GIVEN EXERCISE — Omit all images. Transcribe the rest of the material below exactly.

RECORDED INFORMATION —
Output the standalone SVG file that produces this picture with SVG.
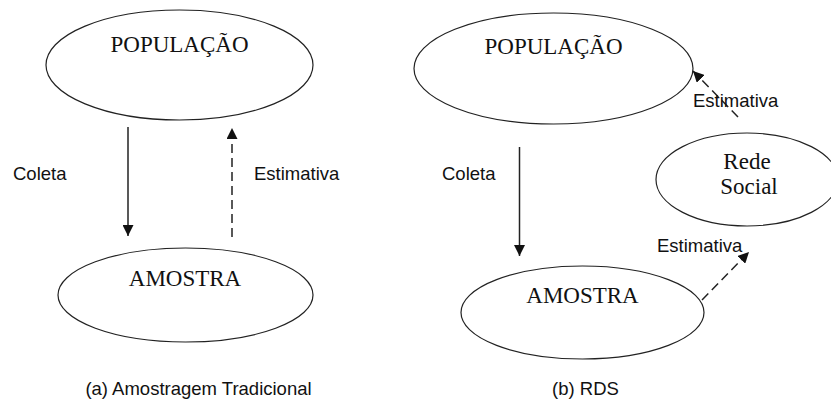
<svg xmlns="http://www.w3.org/2000/svg" width="831" height="401" viewBox="0 0 831 401">
<style>
.node{fill:#fff;stroke:#222;stroke-width:1.2}
.serif{font-family:"Liberation Serif","Times New Roman",serif;font-size:23px;fill:#111;text-anchor:middle}
.sans{font-family:"Liberation Sans",Arial,sans-serif;font-size:18.5px;fill:#111}
.edge{stroke:#222;stroke-width:1.5;fill:none}
.dash{stroke-dasharray:9,5}
</style>
<defs>
<marker id="ah" viewBox="0 0 10 10" refX="10" refY="5" markerWidth="11" markerHeight="11" markerUnits="userSpaceOnUse" orient="auto">
<path d="M0,0 L10,5 L0,10 Z" fill="#111"/>
</marker>
</defs>
<rect width="831" height="401" fill="#fff"/>
<g id="pop-a"><ellipse class="node" cx="179.5" cy="65" rx="133.5" ry="55"/><text class="serif" x="179.5" y="52">POPULAÇÃO</text></g>
<g id="amo-a"><ellipse class="node" cx="185.5" cy="295" rx="127.5" ry="47"/><text class="serif" x="185" y="286">AMOSTRA</text></g>
<g id="pop-b"><ellipse class="node" cx="553.5" cy="68.5" rx="139.5" ry="55.5"/><text class="serif" x="553.5" y="54">POPULAÇÃO</text></g>
<g id="rede-b"><ellipse class="node" cx="747" cy="179.5" rx="91" ry="46.5"/><text class="serif" x="747" y="169">Rede</text><text class="serif" x="749" y="194">Social</text></g>
<g id="amo-b"><ellipse class="node" cx="582.5" cy="312.5" rx="121.5" ry="46.5"/><text class="serif" x="582.5" y="303">AMOSTRA</text></g>
<g id="connectors">
<line class="edge" x1="128" y1="127" x2="128" y2="236" marker-end="url(#ah)"/>
<line class="edge dash" x1="232" y1="237" x2="232" y2="128" marker-end="url(#ah)"/>
<line class="edge" x1="519.5" y1="147" x2="519.5" y2="256" marker-end="url(#ah)"/>
<line class="edge dash" x1="738" y1="117" x2="693" y2="71" marker-end="url(#ah)"/>
<line class="edge dash" x1="702" y1="300" x2="749" y2="252" marker-end="url(#ah)"/>
</g>
<g id="labels">
<text class="sans" x="13" y="180">Coleta</text>
<text class="sans" x="254" y="180">Estimativa</text>
<text class="sans" x="442" y="180">Coleta</text>
<text class="sans" x="693" y="107">Estimativa</text>
<text class="sans" x="657" y="252">Estimativa</text>
<text class="sans" x="198.5" y="395" text-anchor="middle">(a) Amostragem Tradicional</text>
<text class="sans" x="585.5" y="395" text-anchor="middle">(b) RDS</text>
</g>
</svg>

FULL RESPONSE —
Output the standalone SVG file that produces this picture with SVG.
<svg xmlns="http://www.w3.org/2000/svg" width="831" height="401" viewBox="0 0 831 401">
<style>
.node{fill:#fff;stroke:#222;stroke-width:1.2}
.serif{font-family:"Liberation Serif","Times New Roman",serif;font-size:23px;fill:#111;text-anchor:middle}
.sans{font-family:"Liberation Sans",Arial,sans-serif;font-size:18.5px;fill:#111}
.edge{stroke:#222;stroke-width:1.5;fill:none}
.dash{stroke-dasharray:9,5}
</style>
<defs>
<marker id="ah" viewBox="0 0 10 10" refX="10" refY="5" markerWidth="11" markerHeight="11" markerUnits="userSpaceOnUse" orient="auto">
<path d="M0,0 L10,5 L0,10 Z" fill="#111"/>
</marker>
</defs>
<rect width="831" height="401" fill="#fff"/>
<g id="pop-a"><ellipse class="node" cx="179.5" cy="65" rx="133.5" ry="55"/><text class="serif" x="179.5" y="52">POPULAÇÃO</text></g>
<g id="amo-a"><ellipse class="node" cx="185.5" cy="295" rx="127.5" ry="47"/><text class="serif" x="185" y="286">AMOSTRA</text></g>
<g id="pop-b"><ellipse class="node" cx="553.5" cy="68.5" rx="139.5" ry="55.5"/><text class="serif" x="553.5" y="54">POPULAÇÃO</text></g>
<g id="rede-b"><ellipse class="node" cx="747" cy="179.5" rx="91" ry="46.5"/><text class="serif" x="747" y="169">Rede</text><text class="serif" x="749" y="194">Social</text></g>
<g id="amo-b"><ellipse class="node" cx="582.5" cy="312.5" rx="121.5" ry="46.5"/><text class="serif" x="582.5" y="303">AMOSTRA</text></g>
<g id="connectors">
<line class="edge" x1="128" y1="127" x2="128" y2="236" marker-end="url(#ah)"/>
<line class="edge dash" x1="232" y1="237" x2="232" y2="128" marker-end="url(#ah)"/>
<line class="edge" x1="519.5" y1="147" x2="519.5" y2="256" marker-end="url(#ah)"/>
<line class="edge dash" x1="738" y1="117" x2="693" y2="71" marker-end="url(#ah)"/>
<line class="edge dash" x1="702" y1="300" x2="749" y2="252" marker-end="url(#ah)"/>
</g>
<g id="labels">
<text class="sans" x="13" y="180">Coleta</text>
<text class="sans" x="254" y="180">Estimativa</text>
<text class="sans" x="442" y="180">Coleta</text>
<text class="sans" x="693" y="107">Estimativa</text>
<text class="sans" x="657" y="252">Estimativa</text>
<text class="sans" x="198.5" y="395" text-anchor="middle">(a) Amostragem Tradicional</text>
<text class="sans" x="585.5" y="395" text-anchor="middle">(b) RDS</text>
</g>
</svg>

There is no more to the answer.